Still, while the President is right about citizens’ participation in the process of building and sustenance of peace, it must be recognised that, in real terms, the federal government is the primary stakeholder for cooperation and the main contributor to a more peaceful Nigeria.
Essentially, the government should realise that peace is a process, not an end in itself. So many things go into the process of peace among which is the management of resources. Grievances and they are many in Nigeria, around access to resources are some of the primary contributors to violent conflicts in the country.
A fair, effective and efficient allocation of resources, therefore, is an important entry point for sustainable peace. However, the allocation of resources is not necessarily improved or guaranteed by putting the decision-making power in the hands of people. Therefore, mechanisms that consider citizens’ participation in the allocation of resources need to be promoted.
Inclusive citizens’ participation can also help amplify the voices of the marginalised. A second important source of conflict and a general challenge to sustainable peace and development is the exclusion of social groups based on a number of characteristics including gender, ethnicity, economic status, age and disability.
Having an intersectional perspective when employing mechanisms of citizens’ participation is important as it strengthens the voices of the marginalised and leads to better identification and understanding of their needs.
Violent conflicts have an impact on local contexts. Irrespective of the national nature of underlying factors and the dynamics surrounding conflict or violence, national conflicts affect the livelihoods of people in local communities.
Solutions to these conflicts need to be based, therefore, on the perspectives of those affected. Local governance, as the closest level of governance to the people, offers a space for discussion and it is well suited to gather these perspectives and encourage citizen participation in the process of peace.
In improving peoples’ efforts for sustaining peace, it is important that our leaders focus on mechanisms that ensure strong participation from citizens in local governance.
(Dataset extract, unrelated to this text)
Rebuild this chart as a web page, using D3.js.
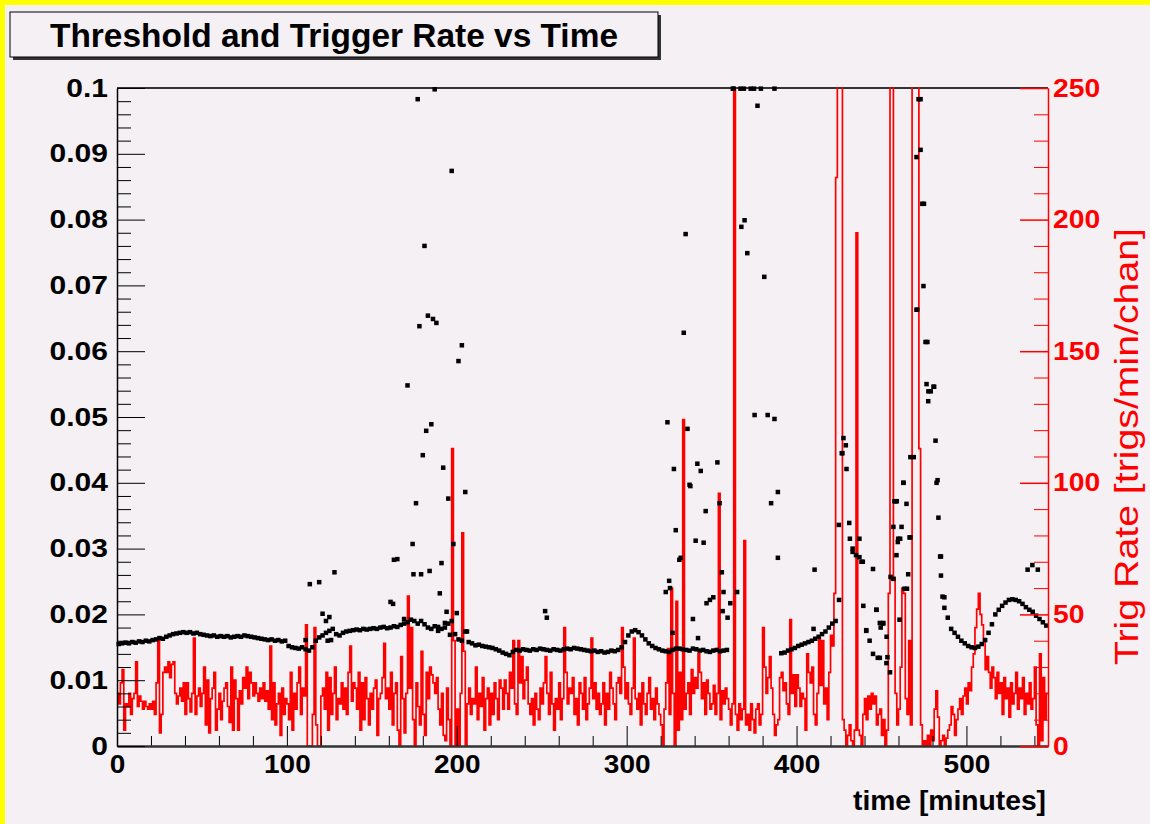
<!DOCTYPE html>
<html>
<head>
<meta charset="utf-8">
<script src="https://cdn.jsdelivr.net/npm/d3@7"></script>
<style>
  body { margin: 0; background: #f4f0f4; }
  text { font-family: "Liberation Sans", Arial, sans-serif; }
</style>
</head>
<body>
<svg id="canvas"></svg>
<script>
// trigger rate per minute bin (trigs/min/chan), bins start at minute 0
let rateValues = [
  20,16,24,29,6,16,15,20,12,18,20,32,15,19,17,14,17,15,14,16,
  14,17,12,24,41,5,12,28,30,28,32,26,31,32,20,16,19,22,17,24,
  12,24,18,13,20,41,12,19,22,15,20,30,8,25,5,18,22,28,6,14,
  20,10,17,22,24,15,9,30,6,25,18,6,21,16,26,22,30,18,28,24,
  19,24,20,17,22,18,24,17,21,14,38,10,24,8,16,20,4,22,12,18,
  16,10,28,6,20,14,24,30,12,22,19,46,0,0,0,12,45,8,0,0,
  19,22,14,28,6,26,12,20,30,10,18,16,24,14,22,12,28,38,17,24,
  22,14,28,6,24,10,26,18,8,20,14,22,25,4,18,20,26,39,18,22,
  14,28,8,20,24,6,0,34,18,5,20,57,22,45,10,0,24,15,8,36,
  12,4,28,18,30,27,24,20,26,14,8,20,4,2,22,10,0,113,40,0,
  14,0,20,81,36,0,16,22,12,18,16,30,10,20,15,26,6,18,22,8,
  20,12,24,18,10,25,22,14,25,20,14,28,22,40,16,12,40,24,34,18,
  25,30,16,12,18,8,20,14,10,22,16,24,34,20,12,28,16,6,18,14,
  24,10,18,45,28,16,22,20,26,12,18,8,24,20,14,26,10,16,22,41,
  18,24,14,20,12,16,24,8,20,14,28,22,16,10,24,26,20,45,30,18,
  24,16,12,22,41,18,14,20,8,24,16,12,20,26,14,18,10,22,16,12,
  8,0,14,24,37,12,60,20,0,55,6,28,10,124,14,20,24,12,29,20,
  26,22,35,28,18,24,12,25,20,14,16,23,12,20,96,10,21,16,22,18,
  14,8,16,320,12,6,16,10,14,78,8,12,6,16,10,5,14,16,8,12,
  45,30,20,26,34,22,12,4,8,10,26,28,21,24,16,12,48,20,27,15,
  27,22,15,20,18,6,35,28,24,30,12,8,20,41,23,40,16,22,10,28,
  42,38,58,216,320,320,300,10,6,0,4,8,2,0,6,195,6,4,0,12,
  18,10,19,14,20,16,19,8,12,14,4,10,0,6,58,330,340,64,20,8,
  14,30,60,58,18,12,40,8,330,340,330,330,113,8,0,2,0,4,0,6,
  2,14,21,11,0,2,4,0,3,6,8,15,12,4,10,14,18,12,19,22,
  16,24,21,30,35,45,52,58,50,46,40,29,34,28,22,30,26,18,28,20,
  24,12,26,18,22,11,24,16,20,28,14,22,18,26,12,20,16,24,14,18,
  30,8,0,35,2,26,10,20
];

// threshold, one reading every 2 minutes starting at minute 0
let thrValues = [
  .0155,.0156,.0157,.0156,.0158,.0157,.0159,.0158,.0160,.0159,
  .0161,.0162,.0164,.0163,.0166,.0168,.0170,.0171,.0172,.0173,
  .0172,.0173,.0171,.0172,.0170,.0169,.0168,.0167,.0168,.0166,
  .0167,.0166,.0167,.0165,.0166,.0167,.0166,.0168,.0167,.0166,
  .0165,.0164,.0163,.0162,.0161,.0162,.0160,.0161,.0159,.0160,
  .0152,.0150,.0149,.0148,.0150,.0147,.0145,.0150,.0160,.0165,
  .0168,.0172,.0175,.0178,.0170,.0168,.0172,.0174,.0175,.0176,
  .0177,.0176,.0178,.0177,.0178,.0179,.0178,.0180,.0181,.0179,
  .0180,.0182,.0181,.0184,.0186,.0188,.0192,.0190,.0186,.0190,
  .0185,.0180,.0178,.0182,.0175,.0178,.0180,.0186,.0190,.0170,
  .0162,.0160,.0174,.0158,.0156,.0153,.0154,.0152,.0151,.0150,
  .0149,.0147,.0145,.0142,.0140,.0138,.0143,.0146,.0145,.0147,
  .0146,.0145,.0147,.0146,.0148,.0147,.0146,.0145,.0147,.0146,
  .0145,.0147,.0148,.0147,.0149,.0148,.0147,.0146,.0145,.0144,
  .0145,.0143,.0144,.0142,.0143,.0145,.0144,.0146,.0150,.0158,
  .0168,.0174,.0176,.0173,.0168,.0162,.0156,.0152,.0149,.0147,
  .0145,.0144,.0143,.0146,.0148,.0148,.0147,.0146,.0145,.0148,
  .0147,.0145,.0146,.0144,.0143,.0145,.0146,.0144,.0145,.0146,
  .0217,.0999,.0234,.0999,.0999,.0749,.0999,.0999,.0973,.0999,
  .0713,.0503,.0369,.0999,.0286,.0141,.0142,.0145,.0147,.0149,
  .0152,.0154,.0156,.0158,.0160,.0163,.0166,.0170,.0174,.0180,
  .0186,.0190,.0222,.0445,.0457,.0339,.0300,.0290,.0287,.0280,
  .0175,.0160,.0140,.0207,.0134,.0187,.0166,.0112,.0254,.0372,
  .0315,.0400,.0239,.0317,.0439,.0663,.0983,.0824,.0614,.0539,
  .0546,.0404,.0288,.0226,.0195,.0178,.0172,.0166,.0160,.0156,
  .0152,.0150,.0149,.0151,.0155,.0161,.0172,.0185,.0200,.0207,
  .0213,.0218,.0222,.0223,.0222,.0220,.0216,.0211,.0207,.0204,
  .0198,.0193,.0188,.0183
];

// extra threshold readings in the noisy stretches
let outTimes = [
  111,113.5,119,121,123,124,125,126,128,
  161,162.5,163,165,169,
  171,174,174.5,176,177,178,179,180,181,182,183,184,185,186,187,188,189,190,
  191,192,193,194,195,196,197,198,200,201,203,205,206,
  252,253,
  323,324,325,325.5,327,327.8,328.9,331,331.8,333.6,334.7,335.8,337,337.5,339,
  340.6,341.6,342,343.6,345.3,346.5,347,349,351,353.4,354.7,356,356.5,357,359.4,
  362.5,367.5,369.4,375.3,387,389,
  410,410.6,
  424.9,426.6,427.6,429.4,431.4,433,437,438.2,439.3,441,445,447,447.8,449,449.5,
  451,452.9,453.5,455.3,457,457.6,458.4,458.8,459.6,459.8,460.6,461.8,462.8,463.5,
  464.7,465.7,466.5,467,470.6,470.6,471.8,473,474,474.7,475.9,476.5,477.5,477.6,
  480.6,481.8,482.4,483.5,484.5,485,485.9,487,
  536,538.8,542
];
let outValues = [
  .0161,.0246,.0249,.0201,.0190,.0160,.0196,.0161,.0264,
  .0219,.0216,.0283,.0284,.0193,
  .0548,.0307,.0261,.0369,.0983,.0638,.0261,.0442,.0760,.0479,.0654,.0266,.0489,.0649,.0998,.0643,.0181,.0232,
  .0278,.0423,.0187,.0204,.0376,.0169,.0874,.0307,.0202,.0585,.0609,.0386,.0174,
  .0205,.0195,
  .0234,.0492,.0251,.0240,.0172,.0421,.0328,.0283,.0286,.0628,.0778,.0482,.0397,.0395,.0193,
  .0312,.0429,.0164,.0418,.0309,.0357,.0217,.0222,.0226,.0431,.0369,.0264,.0205,.0234,.0195,
  .0999,.0789,.0799,.0503,.0497,.0386,
  .0178,.0268,
  .0336,.0445,.0468,.0421,.0315,.0295,.0315,.0280,.0213,.0176,.0269,.0207,.0134,.0187,.0180,
  .0186,.0126,.0135,.0257,.0333,.0372,.0372,.0290,.0310,.0315,.0192,.0333,.0400,.0239,
  .0368,.0261,.0317,.0439,.0895,.0663,.0983,.0906,.0824,.0699,.0614,.0550,.0524,.0539,
  .0546,.0464,.0400,.0347,.0288,.0259,.0227,.0210,
  .0268,.0275,.0268
];

let timeMajor = [0, 100, 200, 300, 400, 500];
let thrMajor = [0, 0.01, 0.02, 0.03, 0.04, 0.05, 0.06, 0.07, 0.08, 0.09, 0.1];
let thrLabels = ['0', '0.01', '0.02', '0.03', '0.04', '0.05', '0.06', '0.07', '0.08', '0.09', '0.1'];
let rateMajor = [0, 50, 100, 150, 200, 250];

let width = 1150;
let height = 824;
let plotLeft = 117, plotRight = 1048, plotTop = 88, plotBottom = 746;
let timeMax = 548;
let bg = '#f4f0f4';

let canvas = d3.select('#canvas').attr('width', width).attr('height', height);

canvas.append('rect').attr('width', width).attr('height', height).attr('fill', bg);
// yellow pad border
canvas.append('rect').attr('x', 0).attr('y', 0).attr('width', width).attr('height', 5).attr('fill', '#ffff00');
canvas.append('rect').attr('x', 0).attr('y', 0).attr('width', 5).attr('height', height).attr('fill', '#ffff00');

let xScale = d3.scaleLinear().domain([0, timeMax]).range([plotLeft, plotRight]);
let yThr = d3.scaleLinear().domain([0, 0.1]).range([plotBottom, plotTop]);
let yRate = d3.scaleLinear().domain([0, 250]).range([plotBottom, plotTop]);

// wide ROOT-style lettering: stretch each label sideways
let widen = (sel, k) => sel.each(function () {
    let w = this.getComputedTextLength();
    d3.select(this).attr('textLength', w * k).attr('lengthAdjust', 'spacingAndGlyphs');
});

canvas.append('clipPath').attr('id', 'frameClip')
      .append('rect').attr('x', plotLeft).attr('y', plotTop - 1)
      .attr('width', plotRight - plotLeft).attr('height', plotBottom - plotTop + 1);

// frame top line
canvas.append('line').attr('x1', plotLeft).attr('x2', plotRight).attr('y1', plotTop).attr('y2', plotTop)
      .attr('stroke', '#333').attr('stroke-width', 2);

// red histogram
let histPoints = rateValues.map((v, i) => [i, v]);
histPoints.push([rateValues.length, rateValues[rateValues.length - 1]]);
let histLine = d3.line()
                 .x(d => xScale(d[0]))
                 .y(d => yRate(d[1]))
                 .curve(d3.curveStepAfter);
canvas.append('path')
      .attr('clip-path', 'url(#frameClip)')
      .attr('d', histLine(histPoints))
      .attr('fill', 'none')
      .attr('stroke', '#ff0000')
      .attr('stroke-width', 1.7);

// threshold markers
let thrPoints = thrValues.map((v, i) => [i * 2 + 1, v]);
outTimes.forEach((t, i) => thrPoints.push([t, outValues[i]]));
canvas.append('g').selectAll('rect')
      .data(thrPoints)
      .enter()
      .append('rect')
      .attr('x', d => xScale(d[0]) - 2.25)
      .attr('y', d => yThr(d[1]) - 2.25)
      .attr('width', 4.5)
      .attr('height', 4.5)
      .attr('fill', '#000');

// bottom axis
let minorTime = d3.range(20, timeMax, 20).filter(d => d % 100 !== 0);
canvas.append('g')
      .attr('transform', 'translate(0,' + plotBottom + ')')
      .call(d3.axisBottom(xScale).tickValues(minorTime).tickSizeInner(-10).tickSizeOuter(0).tickFormat(''));
let xAxis = canvas.append('g')
      .attr('id', 'x-axis')
      .attr('transform', 'translate(0,' + plotBottom + ')')
      .call(d3.axisBottom(xScale).tickValues(timeMajor).tickSizeInner(-20).tickSizeOuter(0).tickPadding(9).tickFormat(d3.format('d')));
xAxis.selectAll('text').attr('font-size', 25).attr('font-weight', 'bold').attr('fill', '#000')
     .call(widen, 1.12);

// left axis
let minorThr = d3.range(1, 50).filter(d => d % 5 !== 0).map(d => d * 0.002);
canvas.append('g')
      .attr('transform', 'translate(' + plotLeft + ',0)')
      .call(d3.axisLeft(yThr).tickValues(minorThr).tickSizeInner(-14).tickSizeOuter(0).tickFormat(''));
let yAxis = canvas.append('g')
      .attr('id', 'y-axis')
      .attr('transform', 'translate(' + plotLeft + ',0)')
      .call(d3.axisLeft(yThr).tickValues(thrMajor).tickSizeInner(-28).tickSizeOuter(0).tickPadding(9)
              .tickFormat((d, i) => thrLabels[i]));
yAxis.selectAll('text').attr('font-size', 25).attr('font-weight', 'bold').attr('fill', '#000')
     .call(widen, 1.2);

// right axis (red)
let minorRate = d3.range(10, 250, 10).filter(d => d % 50 !== 0);
canvas.append('g')
      .attr('transform', 'translate(' + plotRight + ',0)')
      .call(d3.axisRight(yRate).tickValues(minorRate).tickSizeInner(-14).tickSizeOuter(0).tickFormat(''))
      .call(g => g.selectAll('line,path').attr('stroke', '#ff0000'));
let rAxis = canvas.append('g')
      .attr('transform', 'translate(' + plotRight + ',0)')
      .call(d3.axisRight(yRate).tickValues(rateMajor).tickSizeInner(-28).tickSizeOuter(0).tickPadding(5))
      .call(g => g.selectAll('line,path').attr('stroke', '#ff0000').attr('stroke-width', 1.5));
rAxis.selectAll('text').attr('font-size', 25).attr('font-weight', 'bold').attr('fill', '#ff0000')
     .call(widen, 1.13);

canvas.selectAll('#x-axis path').attr('stroke', '#333').attr('stroke-width', 2.5);
canvas.selectAll('#y-axis path').attr('stroke', '#000').attr('stroke-width', 1.5);

// axis titles
canvas.append('text')
      .attr('x', 1046).attr('y', 810)
      .attr('text-anchor', 'end')
      .attr('font-size', 27).attr('font-weight', 'bold')
      .attr('textLength', 193).attr('lengthAdjust', 'spacingAndGlyphs')
      .text('time [minutes]');
canvas.append('text')
      .attr('transform', 'translate(1138,665) rotate(-90)')
      .attr('font-size', 33).attr('fill', '#ff0000')
      .attr('textLength', 437).attr('lengthAdjust', 'spacingAndGlyphs')
      .text('Trig Rate [trigs/min/chan]');

// title box with shadow
canvas.append('rect').attr('x', 13).attr('y', 15).attr('width', 648).attr('height', 45).attr('fill', '#333');
canvas.append('rect').attr('x', 10).attr('y', 12).attr('width', 648).attr('height', 45)
      .attr('fill', bg).attr('stroke', '#000').attr('stroke-width', 1);
canvas.append('text')
      .attr('x', 50).attr('y', 47)
      .attr('font-size', 33).attr('font-weight', 'bold')
      .attr('textLength', 568).attr('lengthAdjust', 'spacingAndGlyphs')
      .text('Threshold and Trigger Rate vs Time');
</script>
</body>
</html>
A more expansive concept of government as the primary provider of peace lies in the fact that the government needs to cushion the inability of citizens to provide for themselves, particularly in the vulnerable conditions of youth, old age, sickness, disability and unemployment due to economic forces beyond their control.
The government must provide infrastructure other necessities for citizens to enable them to flourish socially and economically as doing so equates provision of social security that enables citizens to create their own economic security which, in turn, leads to general peace in society.
Of course, the use of physical force is essential in the process of engendering peace and, therefore, it is heart-warming to hear Buhari say that his administration has put in place measures to adequately support the Armed Forces of Nigeria and other security agencies in terms of provision of modern equipment, boosting the strength of their manpower and financing their operations in Nigeria and international assignments.